WRITTEN REQUEST: Take the material below and retype it in full; pictures are left out.

DATASET CONTENT:
** start **

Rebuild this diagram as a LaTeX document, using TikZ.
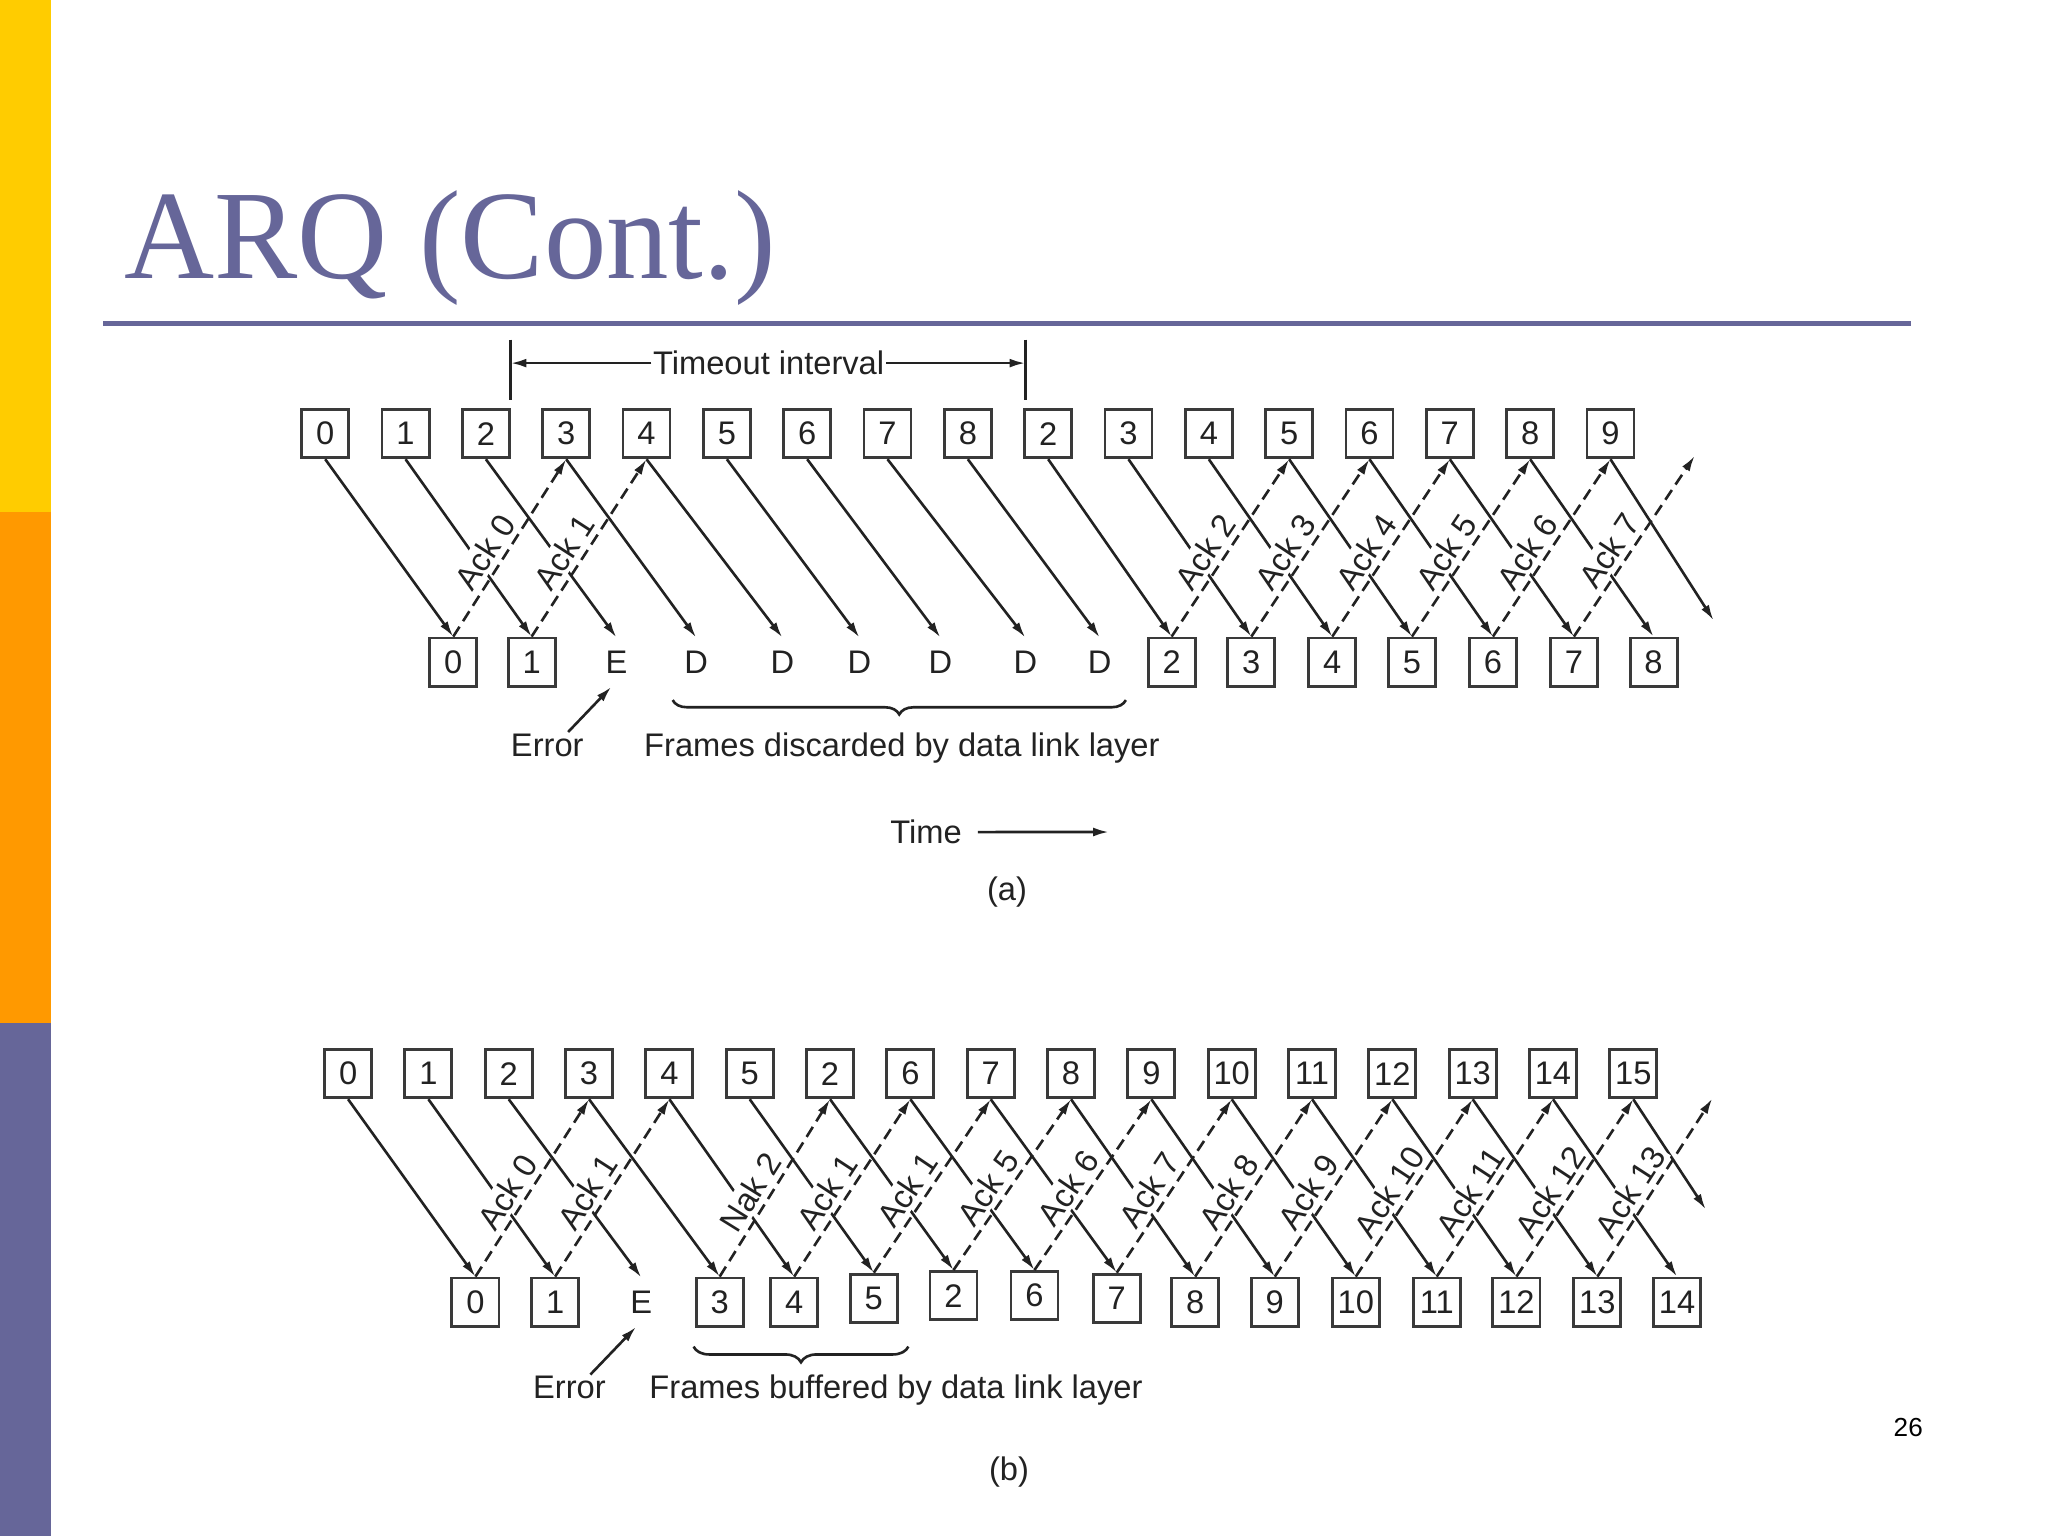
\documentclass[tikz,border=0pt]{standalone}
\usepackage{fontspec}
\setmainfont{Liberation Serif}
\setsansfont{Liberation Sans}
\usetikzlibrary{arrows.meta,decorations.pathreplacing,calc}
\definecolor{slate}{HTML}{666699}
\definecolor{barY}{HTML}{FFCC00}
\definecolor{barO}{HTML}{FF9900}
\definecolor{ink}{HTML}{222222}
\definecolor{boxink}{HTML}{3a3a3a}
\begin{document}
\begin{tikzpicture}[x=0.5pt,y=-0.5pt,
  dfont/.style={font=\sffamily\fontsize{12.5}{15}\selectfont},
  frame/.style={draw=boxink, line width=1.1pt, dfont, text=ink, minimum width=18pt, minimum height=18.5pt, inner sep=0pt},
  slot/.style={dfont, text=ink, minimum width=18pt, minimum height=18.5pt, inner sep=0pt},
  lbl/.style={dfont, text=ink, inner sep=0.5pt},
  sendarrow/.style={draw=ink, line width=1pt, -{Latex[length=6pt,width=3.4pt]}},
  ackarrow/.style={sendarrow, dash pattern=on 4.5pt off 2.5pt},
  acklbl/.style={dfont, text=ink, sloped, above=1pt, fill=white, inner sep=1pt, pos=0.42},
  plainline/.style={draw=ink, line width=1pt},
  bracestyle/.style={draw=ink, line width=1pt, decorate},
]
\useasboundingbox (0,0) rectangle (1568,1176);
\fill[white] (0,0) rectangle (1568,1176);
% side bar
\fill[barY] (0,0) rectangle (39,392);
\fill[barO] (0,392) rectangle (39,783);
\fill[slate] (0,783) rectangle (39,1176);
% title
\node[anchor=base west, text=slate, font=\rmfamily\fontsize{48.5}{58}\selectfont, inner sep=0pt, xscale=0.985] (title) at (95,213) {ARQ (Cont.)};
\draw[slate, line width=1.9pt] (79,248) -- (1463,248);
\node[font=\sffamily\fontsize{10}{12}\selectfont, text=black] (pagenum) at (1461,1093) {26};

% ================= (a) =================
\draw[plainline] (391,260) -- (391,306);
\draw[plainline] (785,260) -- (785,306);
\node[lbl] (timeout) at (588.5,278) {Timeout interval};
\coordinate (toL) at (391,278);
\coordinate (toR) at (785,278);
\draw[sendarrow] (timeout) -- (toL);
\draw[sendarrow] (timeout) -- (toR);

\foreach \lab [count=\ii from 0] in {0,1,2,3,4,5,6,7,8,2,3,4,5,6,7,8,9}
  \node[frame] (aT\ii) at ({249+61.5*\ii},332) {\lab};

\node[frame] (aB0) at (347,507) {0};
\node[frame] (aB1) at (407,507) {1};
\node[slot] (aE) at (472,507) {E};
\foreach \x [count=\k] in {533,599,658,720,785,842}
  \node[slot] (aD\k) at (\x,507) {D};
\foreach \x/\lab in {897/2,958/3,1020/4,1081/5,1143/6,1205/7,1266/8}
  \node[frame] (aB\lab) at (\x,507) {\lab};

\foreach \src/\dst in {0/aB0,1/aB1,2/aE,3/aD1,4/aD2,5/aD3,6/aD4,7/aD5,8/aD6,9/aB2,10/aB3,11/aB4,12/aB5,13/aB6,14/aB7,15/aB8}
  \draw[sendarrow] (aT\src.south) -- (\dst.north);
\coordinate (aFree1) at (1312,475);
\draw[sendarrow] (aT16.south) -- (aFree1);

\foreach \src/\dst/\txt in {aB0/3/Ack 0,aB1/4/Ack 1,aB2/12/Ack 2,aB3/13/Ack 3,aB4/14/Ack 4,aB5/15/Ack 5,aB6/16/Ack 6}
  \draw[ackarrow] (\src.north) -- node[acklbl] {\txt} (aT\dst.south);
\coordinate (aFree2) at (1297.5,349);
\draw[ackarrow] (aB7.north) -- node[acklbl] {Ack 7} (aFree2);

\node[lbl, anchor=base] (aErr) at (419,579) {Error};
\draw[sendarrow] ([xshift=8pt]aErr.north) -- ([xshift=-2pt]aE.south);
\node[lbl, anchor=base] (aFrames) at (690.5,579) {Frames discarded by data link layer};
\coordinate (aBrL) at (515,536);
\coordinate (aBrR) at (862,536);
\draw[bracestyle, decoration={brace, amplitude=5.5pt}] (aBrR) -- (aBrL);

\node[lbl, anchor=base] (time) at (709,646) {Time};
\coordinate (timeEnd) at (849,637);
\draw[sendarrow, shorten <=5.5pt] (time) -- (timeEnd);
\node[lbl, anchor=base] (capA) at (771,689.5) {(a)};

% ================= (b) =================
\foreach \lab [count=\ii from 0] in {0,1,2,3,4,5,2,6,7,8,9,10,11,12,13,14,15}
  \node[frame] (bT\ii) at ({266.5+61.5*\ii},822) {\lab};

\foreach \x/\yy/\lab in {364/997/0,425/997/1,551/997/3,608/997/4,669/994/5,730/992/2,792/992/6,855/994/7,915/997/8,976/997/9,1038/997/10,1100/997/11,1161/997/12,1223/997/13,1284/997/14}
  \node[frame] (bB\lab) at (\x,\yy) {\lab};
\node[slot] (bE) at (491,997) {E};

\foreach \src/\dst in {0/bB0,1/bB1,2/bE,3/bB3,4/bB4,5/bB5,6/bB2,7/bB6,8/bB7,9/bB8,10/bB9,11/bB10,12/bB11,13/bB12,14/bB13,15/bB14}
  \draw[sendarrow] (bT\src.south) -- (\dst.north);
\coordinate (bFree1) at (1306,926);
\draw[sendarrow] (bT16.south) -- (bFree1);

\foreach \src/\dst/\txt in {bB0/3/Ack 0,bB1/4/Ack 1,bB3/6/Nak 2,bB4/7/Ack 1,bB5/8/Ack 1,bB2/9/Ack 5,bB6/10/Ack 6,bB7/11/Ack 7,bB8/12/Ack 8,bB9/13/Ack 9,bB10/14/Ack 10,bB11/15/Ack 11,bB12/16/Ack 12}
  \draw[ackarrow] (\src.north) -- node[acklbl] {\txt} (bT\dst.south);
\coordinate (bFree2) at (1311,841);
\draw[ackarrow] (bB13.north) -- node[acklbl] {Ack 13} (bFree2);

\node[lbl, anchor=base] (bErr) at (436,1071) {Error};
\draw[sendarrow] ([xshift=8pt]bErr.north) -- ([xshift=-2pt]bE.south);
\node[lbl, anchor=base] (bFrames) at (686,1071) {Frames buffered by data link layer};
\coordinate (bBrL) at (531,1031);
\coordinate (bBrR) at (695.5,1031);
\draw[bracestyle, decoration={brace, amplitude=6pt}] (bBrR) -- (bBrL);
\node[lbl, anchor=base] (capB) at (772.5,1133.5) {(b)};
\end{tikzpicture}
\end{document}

** end **

ANSWER TO THE EXERCISE:
Rebuild this diagram as a LaTeX document, using TikZ.
\documentclass[tikz,border=0pt]{standalone}
\usepackage{fontspec}
\setmainfont{Liberation Serif}
\setsansfont{Liberation Sans}
\usetikzlibrary{arrows.meta,decorations.pathreplacing,calc}
\definecolor{slate}{HTML}{666699}
\definecolor{barY}{HTML}{FFCC00}
\definecolor{barO}{HTML}{FF9900}
\definecolor{ink}{HTML}{222222}
\definecolor{boxink}{HTML}{3a3a3a}
\begin{document}
\begin{tikzpicture}[x=0.5pt,y=-0.5pt,
  dfont/.style={font=\sffamily\fontsize{12.5}{15}\selectfont},
  frame/.style={draw=boxink, line width=1.1pt, dfont, text=ink, minimum width=18pt, minimum height=18.5pt, inner sep=0pt},
  slot/.style={dfont, text=ink, minimum width=18pt, minimum height=18.5pt, inner sep=0pt},
  lbl/.style={dfont, text=ink, inner sep=0.5pt},
  sendarrow/.style={draw=ink, line width=1pt, -{Latex[length=6pt,width=3.4pt]}},
  ackarrow/.style={sendarrow, dash pattern=on 4.5pt off 2.5pt},
  acklbl/.style={dfont, text=ink, sloped, above=1pt, fill=white, inner sep=1pt, pos=0.42},
  plainline/.style={draw=ink, line width=1pt},
  bracestyle/.style={draw=ink, line width=1pt, decorate},
]
\useasboundingbox (0,0) rectangle (1568,1176);
\fill[white] (0,0) rectangle (1568,1176);
% side bar
\fill[barY] (0,0) rectangle (39,392);
\fill[barO] (0,392) rectangle (39,783);
\fill[slate] (0,783) rectangle (39,1176);
% title
\node[anchor=base west, text=slate, font=\rmfamily\fontsize{48.5}{58}\selectfont, inner sep=0pt, xscale=0.985] (title) at (95,213) {ARQ (Cont.)};
\draw[slate, line width=1.9pt] (79,248) -- (1463,248);
\node[font=\sffamily\fontsize{10}{12}\selectfont, text=black] (pagenum) at (1461,1093) {26};

% ================= (a) =================
\draw[plainline] (391,260) -- (391,306);
\draw[plainline] (785,260) -- (785,306);
\node[lbl] (timeout) at (588.5,278) {Timeout interval};
\coordinate (toL) at (391,278);
\coordinate (toR) at (785,278);
\draw[sendarrow] (timeout) -- (toL);
\draw[sendarrow] (timeout) -- (toR);

\foreach \lab [count=\ii from 0] in {0,1,2,3,4,5,6,7,8,2,3,4,5,6,7,8,9}
  \node[frame] (aT\ii) at ({249+61.5*\ii},332) {\lab};

\node[frame] (aB0) at (347,507) {0};
\node[frame] (aB1) at (407,507) {1};
\node[slot] (aE) at (472,507) {E};
\foreach \x [count=\k] in {533,599,658,720,785,842}
  \node[slot] (aD\k) at (\x,507) {D};
\foreach \x/\lab in {897/2,958/3,1020/4,1081/5,1143/6,1205/7,1266/8}
  \node[frame] (aB\lab) at (\x,507) {\lab};

\foreach \src/\dst in {0/aB0,1/aB1,2/aE,3/aD1,4/aD2,5/aD3,6/aD4,7/aD5,8/aD6,9/aB2,10/aB3,11/aB4,12/aB5,13/aB6,14/aB7,15/aB8}
  \draw[sendarrow] (aT\src.south) -- (\dst.north);
\coordinate (aFree1) at (1312,475);
\draw[sendarrow] (aT16.south) -- (aFree1);

\foreach \src/\dst/\txt in {aB0/3/Ack 0,aB1/4/Ack 1,aB2/12/Ack 2,aB3/13/Ack 3,aB4/14/Ack 4,aB5/15/Ack 5,aB6/16/Ack 6}
  \draw[ackarrow] (\src.north) -- node[acklbl] {\txt} (aT\dst.south);
\coordinate (aFree2) at (1297.5,349);
\draw[ackarrow] (aB7.north) -- node[acklbl] {Ack 7} (aFree2);

\node[lbl, anchor=base] (aErr) at (419,579) {Error};
\draw[sendarrow] ([xshift=8pt]aErr.north) -- ([xshift=-2pt]aE.south);
\node[lbl, anchor=base] (aFrames) at (690.5,579) {Frames discarded by data link layer};
\coordinate (aBrL) at (515,536);
\coordinate (aBrR) at (862,536);
\draw[bracestyle, decoration={brace, amplitude=5.5pt}] (aBrR) -- (aBrL);

\node[lbl, anchor=base] (time) at (709,646) {Time};
\coordinate (timeEnd) at (849,637);
\draw[sendarrow, shorten <=5.5pt] (time) -- (timeEnd);
\node[lbl, anchor=base] (capA) at (771,689.5) {(a)};

% ================= (b) =================
\foreach \lab [count=\ii from 0] in {0,1,2,3,4,5,2,6,7,8,9,10,11,12,13,14,15}
  \node[frame] (bT\ii) at ({266.5+61.5*\ii},822) {\lab};

\foreach \x/\yy/\lab in {364/997/0,425/997/1,551/997/3,608/997/4,669/994/5,730/992/2,792/992/6,855/994/7,915/997/8,976/997/9,1038/997/10,1100/997/11,1161/997/12,1223/997/13,1284/997/14}
  \node[frame] (bB\lab) at (\x,\yy) {\lab};
\node[slot] (bE) at (491,997) {E};

\foreach \src/\dst in {0/bB0,1/bB1,2/bE,3/bB3,4/bB4,5/bB5,6/bB2,7/bB6,8/bB7,9/bB8,10/bB9,11/bB10,12/bB11,13/bB12,14/bB13,15/bB14}
  \draw[sendarrow] (bT\src.south) -- (\dst.north);
\coordinate (bFree1) at (1306,926);
\draw[sendarrow] (bT16.south) -- (bFree1);

\foreach \src/\dst/\txt in {bB0/3/Ack 0,bB1/4/Ack 1,bB3/6/Nak 2,bB4/7/Ack 1,bB5/8/Ack 1,bB2/9/Ack 5,bB6/10/Ack 6,bB7/11/Ack 7,bB8/12/Ack 8,bB9/13/Ack 9,bB10/14/Ack 10,bB11/15/Ack 11,bB12/16/Ack 12}
  \draw[ackarrow] (\src.north) -- node[acklbl] {\txt} (bT\dst.south);
\coordinate (bFree2) at (1311,841);
\draw[ackarrow] (bB13.north) -- node[acklbl] {Ack 13} (bFree2);

\node[lbl, anchor=base] (bErr) at (436,1071) {Error};
\draw[sendarrow] ([xshift=8pt]bErr.north) -- ([xshift=-2pt]bE.south);
\node[lbl, anchor=base] (bFrames) at (686,1071) {Frames buffered by data link layer};
\coordinate (bBrL) at (531,1031);
\coordinate (bBrR) at (695.5,1031);
\draw[bracestyle, decoration={brace, amplitude=6pt}] (bBrR) -- (bBrL);
\node[lbl, anchor=base] (capB) at (772.5,1133.5) {(b)};
\end{tikzpicture}
\end{document}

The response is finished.